- _Your goal_:
Everything from the first line down to the line containing "plt.rcParams['font.family'] = ['Lato', 'DejaVu" is to be retyped exactly, both ends included, with pictures left out.

━━━━━━━━━━━━━━━━━━━━

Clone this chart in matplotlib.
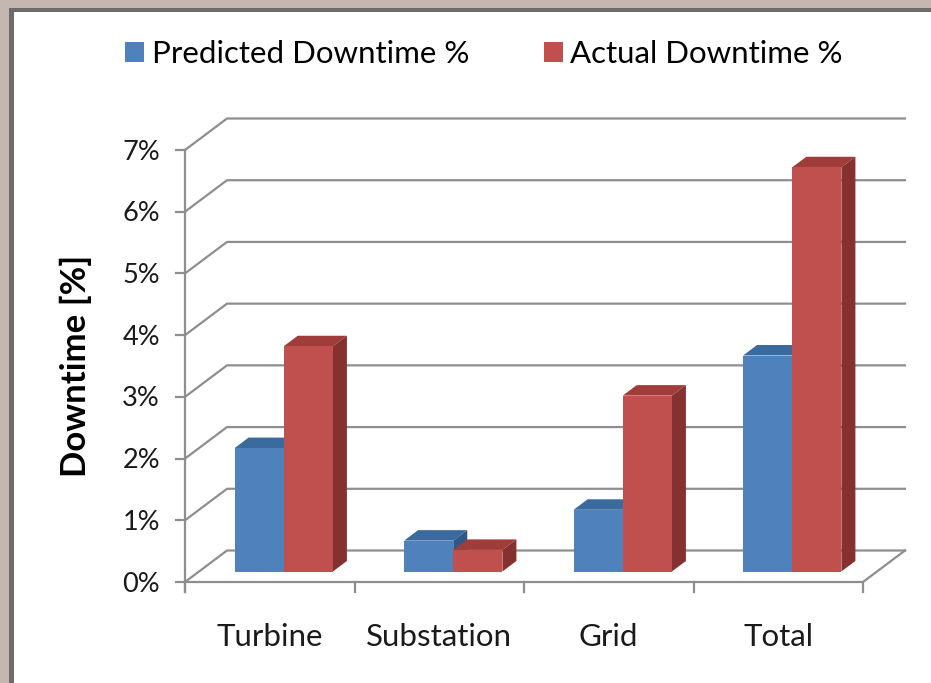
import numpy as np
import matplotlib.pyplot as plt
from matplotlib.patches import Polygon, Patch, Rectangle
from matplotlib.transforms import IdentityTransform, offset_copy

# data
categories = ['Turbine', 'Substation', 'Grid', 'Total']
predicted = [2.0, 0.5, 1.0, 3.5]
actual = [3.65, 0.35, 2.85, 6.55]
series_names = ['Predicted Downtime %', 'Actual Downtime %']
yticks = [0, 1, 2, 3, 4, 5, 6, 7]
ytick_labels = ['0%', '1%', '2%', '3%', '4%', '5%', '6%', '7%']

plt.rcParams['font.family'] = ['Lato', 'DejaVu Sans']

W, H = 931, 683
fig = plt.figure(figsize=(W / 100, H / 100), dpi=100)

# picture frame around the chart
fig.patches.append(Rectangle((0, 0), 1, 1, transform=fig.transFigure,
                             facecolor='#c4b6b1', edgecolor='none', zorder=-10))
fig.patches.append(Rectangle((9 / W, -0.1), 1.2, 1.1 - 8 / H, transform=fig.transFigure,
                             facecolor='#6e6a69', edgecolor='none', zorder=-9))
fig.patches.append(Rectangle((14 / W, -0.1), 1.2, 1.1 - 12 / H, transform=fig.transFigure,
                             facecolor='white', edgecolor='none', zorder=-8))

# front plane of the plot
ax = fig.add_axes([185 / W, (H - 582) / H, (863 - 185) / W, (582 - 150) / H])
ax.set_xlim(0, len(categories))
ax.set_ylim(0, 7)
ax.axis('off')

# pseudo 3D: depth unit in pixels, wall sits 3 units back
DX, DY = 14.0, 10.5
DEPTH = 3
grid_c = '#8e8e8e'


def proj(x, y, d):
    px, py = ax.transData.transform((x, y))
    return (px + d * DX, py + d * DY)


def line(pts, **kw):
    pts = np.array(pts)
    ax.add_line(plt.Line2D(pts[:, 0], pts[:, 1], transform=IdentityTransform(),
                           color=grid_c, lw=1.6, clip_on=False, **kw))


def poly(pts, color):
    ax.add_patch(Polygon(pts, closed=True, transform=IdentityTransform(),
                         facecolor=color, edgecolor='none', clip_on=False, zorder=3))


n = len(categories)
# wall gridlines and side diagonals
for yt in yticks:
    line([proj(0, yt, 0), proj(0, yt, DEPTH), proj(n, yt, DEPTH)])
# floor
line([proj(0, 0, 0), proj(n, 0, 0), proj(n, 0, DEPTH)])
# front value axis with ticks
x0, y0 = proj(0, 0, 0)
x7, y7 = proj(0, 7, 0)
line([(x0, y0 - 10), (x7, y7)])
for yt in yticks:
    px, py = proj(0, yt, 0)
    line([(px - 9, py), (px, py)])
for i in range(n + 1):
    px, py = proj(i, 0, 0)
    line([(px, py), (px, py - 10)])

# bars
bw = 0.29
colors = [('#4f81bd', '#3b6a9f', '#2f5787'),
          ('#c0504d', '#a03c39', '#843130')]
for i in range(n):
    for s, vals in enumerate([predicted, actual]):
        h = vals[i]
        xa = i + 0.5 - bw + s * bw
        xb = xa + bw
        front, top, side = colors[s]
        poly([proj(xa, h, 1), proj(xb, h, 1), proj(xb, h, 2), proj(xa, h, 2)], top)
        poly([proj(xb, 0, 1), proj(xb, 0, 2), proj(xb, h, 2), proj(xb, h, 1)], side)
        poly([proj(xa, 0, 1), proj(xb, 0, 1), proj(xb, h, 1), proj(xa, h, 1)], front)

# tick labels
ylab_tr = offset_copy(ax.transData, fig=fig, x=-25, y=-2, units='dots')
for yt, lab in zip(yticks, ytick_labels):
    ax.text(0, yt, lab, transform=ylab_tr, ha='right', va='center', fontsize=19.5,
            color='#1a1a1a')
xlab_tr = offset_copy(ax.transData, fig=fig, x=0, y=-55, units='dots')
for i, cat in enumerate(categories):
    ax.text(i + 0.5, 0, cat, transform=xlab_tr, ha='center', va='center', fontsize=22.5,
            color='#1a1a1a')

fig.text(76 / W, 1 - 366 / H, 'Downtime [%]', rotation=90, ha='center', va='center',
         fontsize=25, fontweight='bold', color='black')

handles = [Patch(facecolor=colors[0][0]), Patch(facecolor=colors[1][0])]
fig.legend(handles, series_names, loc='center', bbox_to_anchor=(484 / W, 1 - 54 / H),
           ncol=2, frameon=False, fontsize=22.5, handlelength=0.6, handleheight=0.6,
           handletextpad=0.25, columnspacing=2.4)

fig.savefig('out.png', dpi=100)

━━━━━━━━━━━━━━━━━━━━

- _Solution below_:
Clone this chart in matplotlib.
import numpy as np
import matplotlib.pyplot as plt
from matplotlib.patches import Polygon, Patch, Rectangle
from matplotlib.transforms import IdentityTransform, offset_copy

# data
categories = ['Turbine', 'Substation', 'Grid', 'Total']
predicted = [2.0, 0.5, 1.0, 3.5]
actual = [3.65, 0.35, 2.85, 6.55]
series_names = ['Predicted Downtime %', 'Actual Downtime %']
yticks = [0, 1, 2, 3, 4, 5, 6, 7]
ytick_labels = ['0%', '1%', '2%', '3%', '4%', '5%', '6%', '7%']

plt.rcParams['font.family'] = ['Lato', 'DejaVu Sans']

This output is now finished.